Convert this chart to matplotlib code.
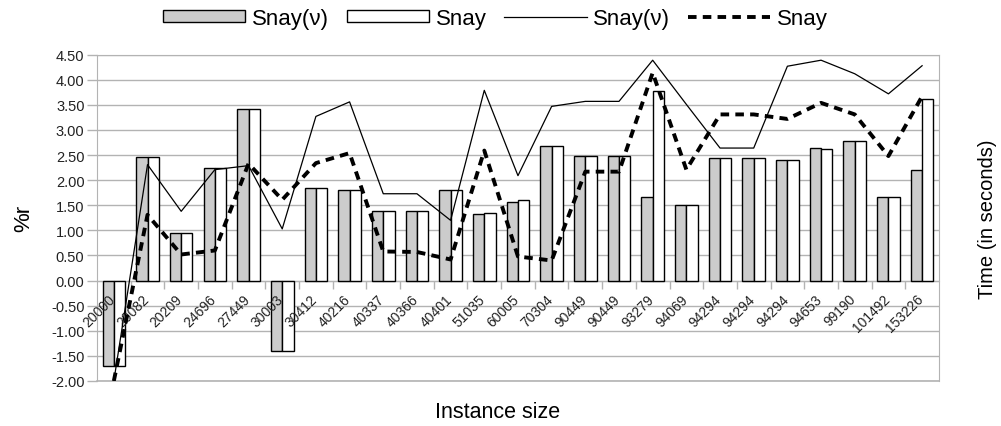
#!/usr/bin/env python3
"""Snay(v) vs Snay: %r bars and run-time lines per instance size."""

import matplotlib
matplotlib.use("Agg")
import matplotlib.pyplot as plt
import matplotlib.transforms as mtransforms
import numpy as np

plt.rcParams["font.family"] = ["Liberation Sans", "DejaVu Sans"]

instances = ["20000", "20082", "20209", "24696", "27449", "30003", "30412",
             "40216", "40337", "40366", "40401", "51035", "60005", "70304",
             "90449", "90449", "93279", "94069", "94294", "94294", "94294",
             "94653", "99190", "101492", "153226"]

# %r bars
r_snay_v = [-1.70, 2.47, 0.95, 2.25, 3.41, -1.40, 1.84, 1.81, 1.38, 1.38,
            1.81, 1.33, 1.57, 2.69, 2.49, 2.49, 1.67, 1.51, 2.45, 2.45,
            2.40, 2.64, 2.79, 1.67, 2.20]
r_snay = [-1.70, 2.47, 0.95, 2.25, 3.41, -1.40, 1.84, 1.81, 1.38, 1.38,
          1.81, 1.35, 1.60, 2.69, 2.49, 2.49, 3.78, 1.51, 2.45, 2.45,
          2.40, 2.62, 2.79, 1.67, 3.62]

# time lines (secondary axis, same range)
t_snay_v = [-2.00, 2.31, 1.38, 2.21, 2.29, 1.03, 3.27, 3.56, 1.73, 1.73,
            1.20, 3.79, 2.09, 3.47, 3.57, 3.57, 4.39, 3.51, 2.64, 2.64,
            4.27, 4.39, 4.12, 3.72, 4.28]
t_snay = [-2.00, 1.31, 0.52, 0.60, 2.33, 1.61, 2.34, 2.54, 0.58, 0.57,
          0.42, 2.59, 0.48, 0.40, 2.17, 2.17, 4.14, 2.21, 3.31, 3.31,
          3.22, 3.54, 3.31, 2.48, 3.67]

GRID = "#b3b3b3"
x = np.arange(len(instances))
w = 0.335

fig = plt.figure(figsize=(10.01, 4.27), dpi=100)
ax = fig.add_axes([0.0969, 0.1054, 0.8411, 0.7642])

ax.bar(x - w / 2, r_snay_v, w, color="#cccccc", edgecolor="black",
       linewidth=1, label="Snay(\u03bd)", zorder=3)
ax.bar(x + w / 2, r_snay, w, color="white", edgecolor="black",
       linewidth=1, label="Snay", zorder=3)

ax.set_xlim(-0.5, len(instances) - 0.5)
ax.set_ylim(-2.0, 4.5)
yt = np.arange(-2.0, 4.51, 0.5)
ax.set_yticks(yt)
ax.set_yticklabels([f"{v:.2f}" for v in yt])
ax.yaxis.grid(True, color=GRID, linewidth=1, zorder=0)
ax.set_axisbelow(True)
ax.axhline(-2.0, color=GRID, linewidth=1.2, clip_on=False, zorder=1)

for s in ax.spines.values():
    s.set_color(GRID)
ax.spines["bottom"].set_position(("data", 0))
ax.set_xticks(np.arange(0.5, len(instances) - 0.5, 1.0))
ax.set_xticklabels([])
ax.tick_params(axis="x", colors=GRID, length=6, width=1, direction="out")
ax.tick_params(axis="y", color=GRID, length=7, width=1, pad=2,
               labelsize=10.5, labelcolor="#222222")

off = mtransforms.offset_copy(ax.transData, fig=fig, x=4, y=-11, units="dots")
for i, lab in enumerate(instances):
    ax.text(i, 0, lab, rotation=45, ha="right", va="top", fontsize=10,
            color="#222222", transform=off)

ax.set_ylabel("%r", fontsize=16, labelpad=12)
fig.text(0.497, 0.033, "Instance size", ha="center", va="center",
         fontsize=15.5)

ax2 = ax.twinx()
ax2.set_ylim(ax.get_ylim())
ax2.set_yticks([])
for s in ax2.spines.values():
    s.set_visible(False)
ax2.plot(x, t_snay_v, color="black", linewidth=0.9, label="Snay(\u03bd)",
         zorder=4)
ax2.plot(x, t_snay, color="black", linewidth=2.8, dashes=(2.2, 1.6),
         label="Snay", zorder=4)
ax2.set_ylabel("Time (in seconds)", fontsize=14.5, labelpad=28)

h1, l1 = ax.get_legend_handles_labels()
h2, l2 = ax2.get_legend_handles_labels()
fig.legend(h1 + h2, l1 + l2, loc="center", bbox_to_anchor=(0.495, 0.955),
           ncol=4, frameon=False, fontsize=16, handlelength=3.7,
           handleheight=0.45, handletextpad=0.3, columnspacing=0.8)

fig.savefig("out.png", dpi=100)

**INSTRUCTION:**
Please take the lines from the beginning of the data above through the line holding "ax = fig.add_axes([0.0969, 0.1054, 0.8411, 0.7642])" and transcribe them exactly, without any pictures.

**RESPONSE TO THIS TASK:**
Convert this chart to matplotlib code.
#!/usr/bin/env python3
"""Snay(v) vs Snay: %r bars and run-time lines per instance size."""

import matplotlib
matplotlib.use("Agg")
import matplotlib.pyplot as plt
import matplotlib.transforms as mtransforms
import numpy as np

plt.rcParams["font.family"] = ["Liberation Sans", "DejaVu Sans"]

instances = ["20000", "20082", "20209", "24696", "27449", "30003", "30412",
             "40216", "40337", "40366", "40401", "51035", "60005", "70304",
             "90449", "90449", "93279", "94069", "94294", "94294", "94294",
             "94653", "99190", "101492", "153226"]

# %r bars
r_snay_v = [-1.70, 2.47, 0.95, 2.25, 3.41, -1.40, 1.84, 1.81, 1.38, 1.38,
            1.81, 1.33, 1.57, 2.69, 2.49, 2.49, 1.67, 1.51, 2.45, 2.45,
            2.40, 2.64, 2.79, 1.67, 2.20]
r_snay = [-1.70, 2.47, 0.95, 2.25, 3.41, -1.40, 1.84, 1.81, 1.38, 1.38,
          1.81, 1.35, 1.60, 2.69, 2.49, 2.49, 3.78, 1.51, 2.45, 2.45,
          2.40, 2.62, 2.79, 1.67, 3.62]

# time lines (secondary axis, same range)
t_snay_v = [-2.00, 2.31, 1.38, 2.21, 2.29, 1.03, 3.27, 3.56, 1.73, 1.73,
            1.20, 3.79, 2.09, 3.47, 3.57, 3.57, 4.39, 3.51, 2.64, 2.64,
            4.27, 4.39, 4.12, 3.72, 4.28]
t_snay = [-2.00, 1.31, 0.52, 0.60, 2.33, 1.61, 2.34, 2.54, 0.58, 0.57,
          0.42, 2.59, 0.48, 0.40, 2.17, 2.17, 4.14, 2.21, 3.31, 3.31,
          3.22, 3.54, 3.31, 2.48, 3.67]

GRID = "#b3b3b3"
x = np.arange(len(instances))
w = 0.335

fig = plt.figure(figsize=(10.01, 4.27), dpi=100)
ax = fig.add_axes([0.0969, 0.1054, 0.8411, 0.7642])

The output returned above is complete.